A Postcard From Tel Aviv, Israel
Warmest greetings from the Holy Land, as my football travels with Ireland bring me to this unlikeliest of destinations.
For all the worries that you may have had about me coming here, they have been totally unfounded. During my entire stay in Israel, I have encountered no trouble whatsoever. Tel Aviv folk have been truly welcoming to the many Irish fans who have made the journey (the biggest single group of tourists this town has ever had, apparently). I went for a stroll along the Miami-like beaches of Tel Aviv on Saturday morning - sand so soft you could almost sink and drown in it - and was constantly greeted by locals thanking me for coming and wishing me a pleasant stay.

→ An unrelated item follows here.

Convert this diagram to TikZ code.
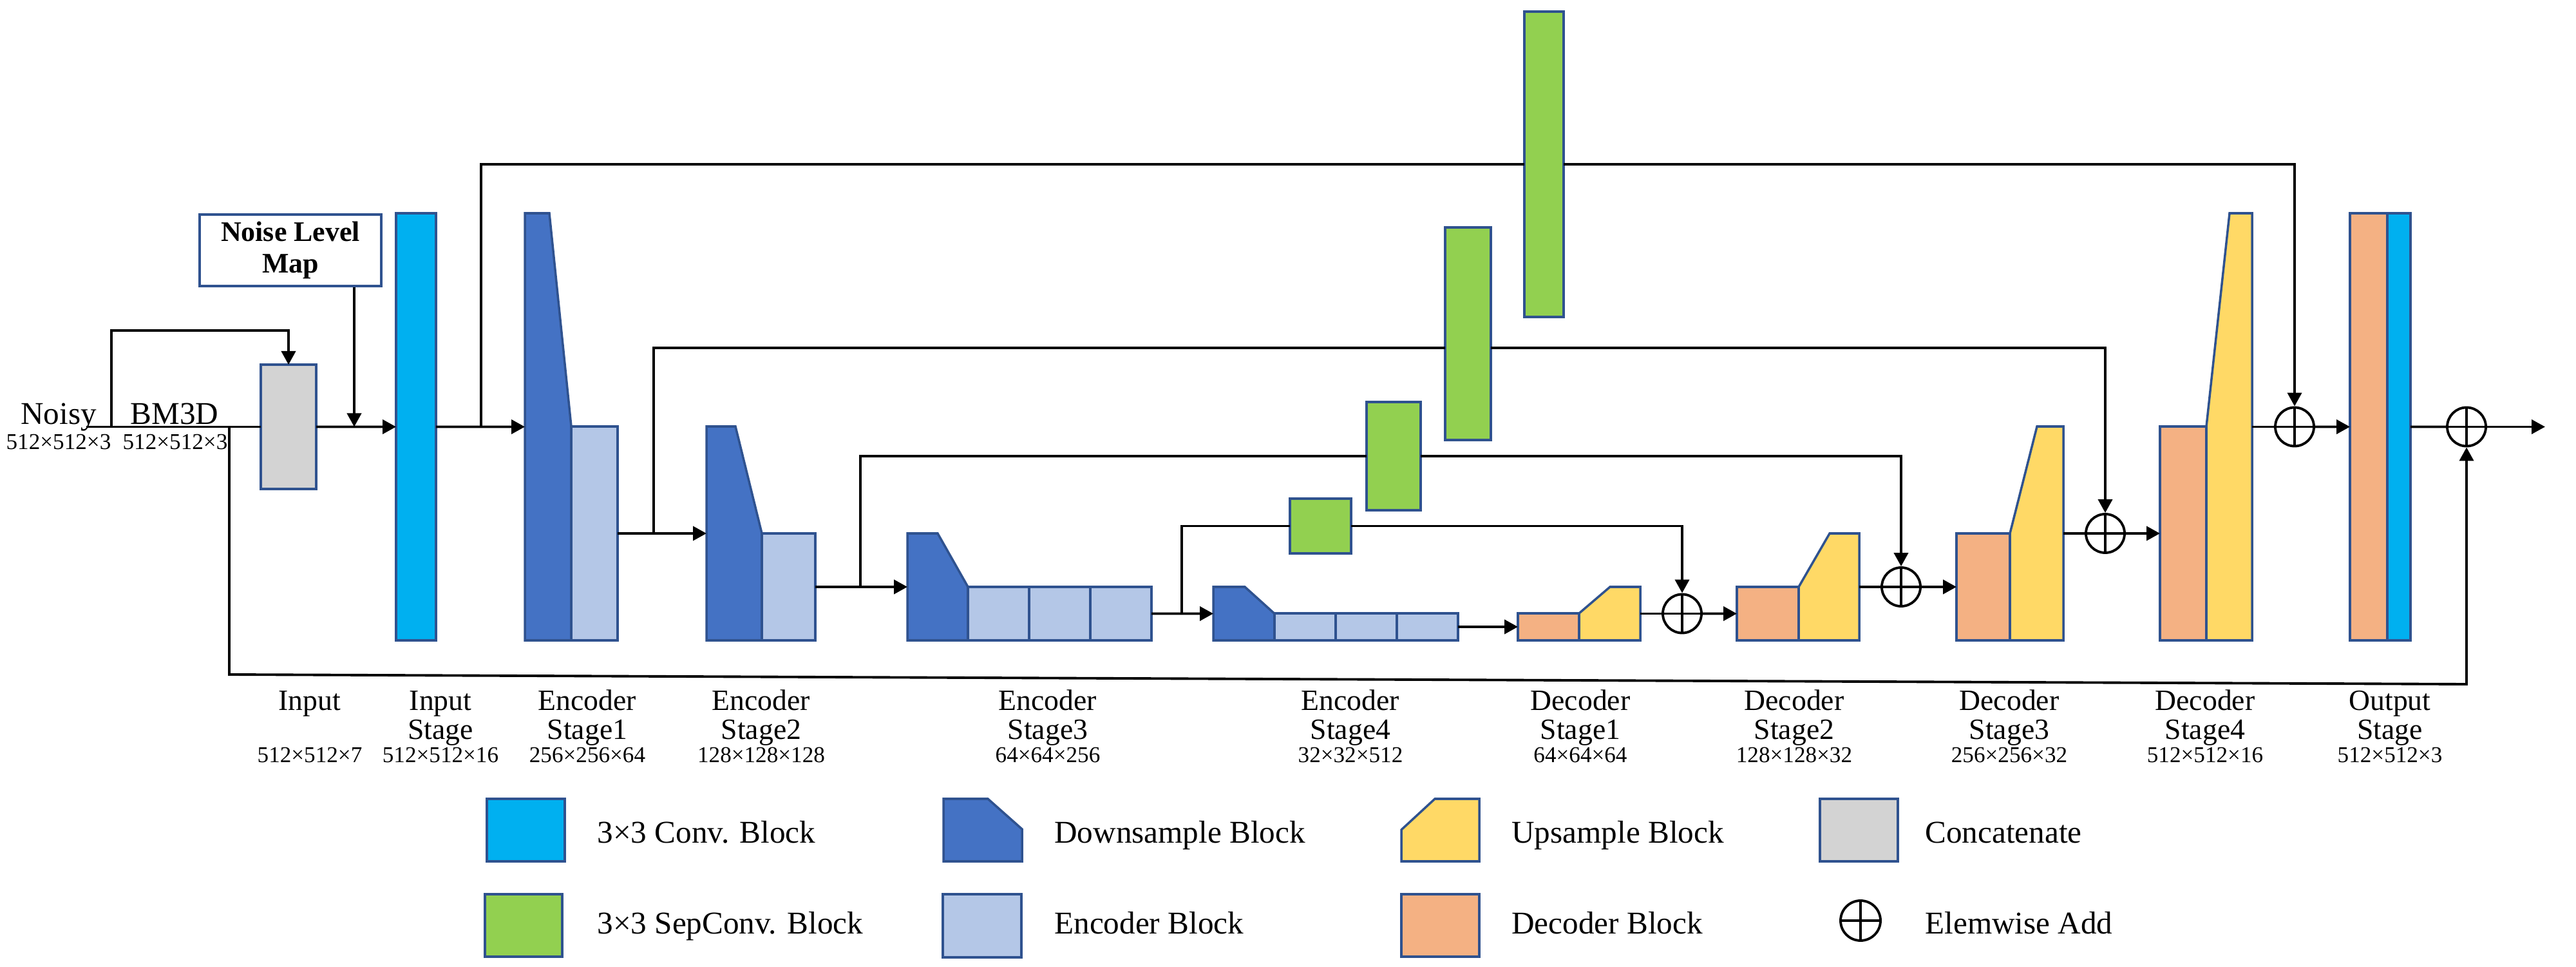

Tel Aviv is actually Israel's biggest city, but despite the very heavy traffic, most of the town is walkable. I went down Rothschild Boulevard to Independence Hall. From the outside it is a very non-descript building, but it was here on the 15th of May 1948 that the Proclamation of Independence was read and the state of Israel was born. The hall where it happened, though restored to its original condition, is surprisingly tiny and cramped. You would have thought such an important event would be held in more grandiose surroundings. Also, for such a major landmark of national history, there was next to no security as I wandered around unhindered and apparently unwatched.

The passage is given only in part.